The dispute centers on the President’s House site, which is where George and Martha Washington lived with nine enslaved people in the 1790s. 

In January, the National Park Service pulled detailed panels about those individuals’ lives after President Donald Trump signed an order telling federal sites to remove content that “inappropriately disparages Americans past or present.” 

The city then sued, arguing the removals were a political attempt to water down the brutality of slavery at a landmark that millions of visitors pass every year.​

“This is an effort to whitewash American history,” said City Council President Kenyatta Johnson.

U.S. District Judge Cynthia Rufe agreed the administration had gone too far, granting a preliminary injunction that blocks officials from installing replacement text that would reinterpret the history of the site. 

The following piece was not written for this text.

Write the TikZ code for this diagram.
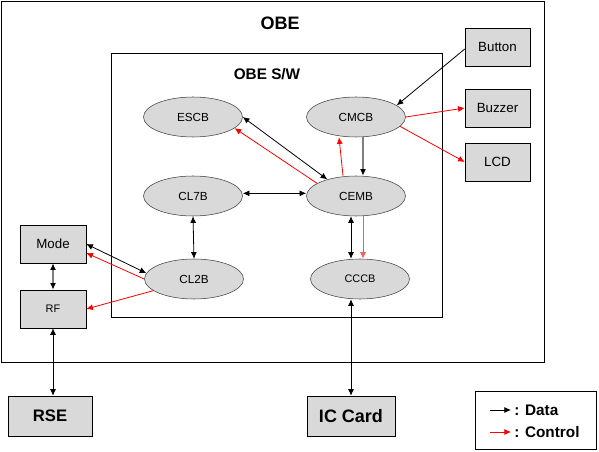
\documentclass[tikz,border=0pt]{standalone}
\usepackage{fontspec}
\setmainfont{Liberation Sans}
\usetikzlibrary{arrows.meta,calc,shapes.geometric}
\definecolor{boxgray}{HTML}{D9D9D9}
\definecolor{edgegray}{HTML}{404040}
\definecolor{thickgray}{HTML}{7F7F7F}
\definecolor{ctrlred}{HTML}{FF0000}
\definecolor{lightred}{HTML}{FF5A5A}
\tikzset{
  mytip/.tip={Latex[length=5pt,width=4.5pt]},
  blacktip/.tip={Latex[length=5pt,width=4.5pt,color=black]},
  blk/.style={draw=edgegray,fill=boxgray,ellipse,minimum width=74.25pt,minimum height=30pt,inner sep=0pt,font=\fontsize{8.8}{10}\selectfont},
  hwbox/.style={draw=black,fill=boxgray,rectangle,minimum width=48.75pt,minimum height=28.5pt,inner sep=0pt,font=\fontsize{10}{12}\selectfont},
  bigbox/.style={draw=black,fill=boxgray,rectangle,minimum height=30pt,inner sep=0pt,font=\bfseries\fontsize{12.5}{14}\selectfont},
  frame/.style={draw=black,line width=0.65pt},
  data/.style={draw=black,line width=0.6pt,mytip-mytip},
  data1/.style={draw=black,line width=0.6pt,-mytip},
  ctrl/.style={draw=ctrlred,line width=0.6pt,-mytip},
  gdata/.style={draw=thickgray,line width=1.4pt,-blacktip},
  gdata2/.style={draw=thickgray,line width=1.4pt,blacktip-blacktip},
}
\begin{document}
\begin{tikzpicture}[x=0.75pt,y=-0.75pt]
\useasboundingbox (0,0) rectangle (599,452);
% frames
\draw[frame] (1,1) rectangle (544,362);
\node[font=\bfseries\fontsize{13.5}{15}\selectfont] (obe) at (280,23) {OBE};
\draw[frame] (111,53) rectangle (442,317);
\node[font=\bfseries\fontsize{11.5}{13}\selectfont] (obesw) at (267,74) {OBE S/W};
% ellipses
\node[blk] (ESCB) at (193,117) {ESCB};
\node[blk] (CMCB) at (356,117) {CMCB};
\node[blk] (CL7B) at (193,196) {CL7B};
\node[blk] (CEMB) at (356,196) {CEMB};
\node[blk] (CL2B) at (194,279) {CL2B};
\node[blk,font=\fontsize{8.2}{10}\selectfont] (CCCB) at (360,279) {CCCB};
% hardware boxes
\node[hwbox] (Button) at (497.5,47) {Button};
\node[hwbox] (Buzzer) at (497.5,108) {Buzzer};
\node[hwbox] (LCD) at (497.5,162) {LCD};
\node[hwbox,minimum width=49.5pt] (Mode) at (53,244) {Mode};
\node[hwbox,minimum width=49.5pt,font=\fontsize{8.2}{10}\selectfont] (RF) at (53,309) {RF};
\node[bigbox,minimum width=63pt] (RSE) at (50,416) {RSE};
\node[bigbox,minimum width=66pt,font=\bfseries\fontsize{13.5}{15}\selectfont] (ICC) at (351,416) {IC Card};
% legend
\draw[frame] (475,391) rectangle (596,449);
\coordinate (ld0) at (490,410); \coordinate (ld1) at (511,410);
\coordinate (lc0) at (490,432); \coordinate (lc1) at (511,432);
\draw[data1] (ld0) -- (ld1);
\draw[ctrl] (lc0) -- (lc1);
\node[anchor=west,inner sep=0pt,font=\bfseries\fontsize{11.5}{13}\selectfont] (ldt) at (514,410) {: Data};
\node[anchor=west,inner sep=0pt,font=\bfseries\fontsize{11.5}{13}\selectfont] (lct) at (514,432) {: Control};
% connectors
\draw[data1] ([yshift=-1.5pt]Button.west) -- (CMCB.16);
\draw[ctrl] (CMCB.east) -- (Buzzer.west);
\draw[ctrl] (CMCB.348) -- (LCD.west);
\draw[gdata] ([xshift=5.25pt]CMCB.south) -- ([xshift=5.25pt]CEMB.north);
\draw[ctrl] ([xshift=-9.75pt]CEMB.north) -- ([xshift=-12.75pt]CMCB.south);
\draw[data] (ESCB.east) -- (CEMB.150);
\draw[ctrl] (CEMB.162) -- (ESCB.345);
\draw[data] ([yshift=2pt]CL7B.east) -- ([yshift=2pt]CEMB.west);
\draw[data] (CL7B.south) -- (CL2B.north);
\draw[data] ([xshift=-3.75pt]CEMB.south) -- ([xshift=-6.75pt]CCCB.north);
\draw[ctrl,draw=lightred] ([xshift=5.25pt]CEMB.south) -- ([xshift=2.25pt]CCCB.north);
\draw[data] (Mode.east) -- (CL2B.173);
\draw[ctrl] (CL2B.west) -- ([yshift=-6.75pt]Mode.east);
\draw[ctrl] (CL2B.196) -- (RF.east);
\draw[gdata2] (Mode.south) -- (RF.north);
\draw[data] (RF.south) -- (RF.south |- RSE.north);
\draw[data] (ICC.north |- CCCB.south) -- (ICC.north);
\end{tikzpicture}
\end{document}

In a sharply worded opinion, Rufe referenced George Orwell’s novel “1984,” comparing the administration’s stance to the book’s Ministry of Truth, which rewrites history to fit the ruling party’s narrative. 

"As if the Ministry of Truth in George Orwell's 1984 now existed, with its motto 'Ignorance is Strength,' this Court is now asked to determine whether the federal government has the power it claims — to dissemble and disassemble historical truths when it has some domain over historical facts," Rufe wrote. "It does not."​

The actual exhibit was developed two decades ago with city and federal partners, and includes biographical details about all nine enslaved people, including Oney Judge and Hercules, who both escaped bondage. 

Local leaders and state Rep. Malcolm Kenyatta celebrated the decision as proof that community pressure can beat back efforts to “whitewash our history.”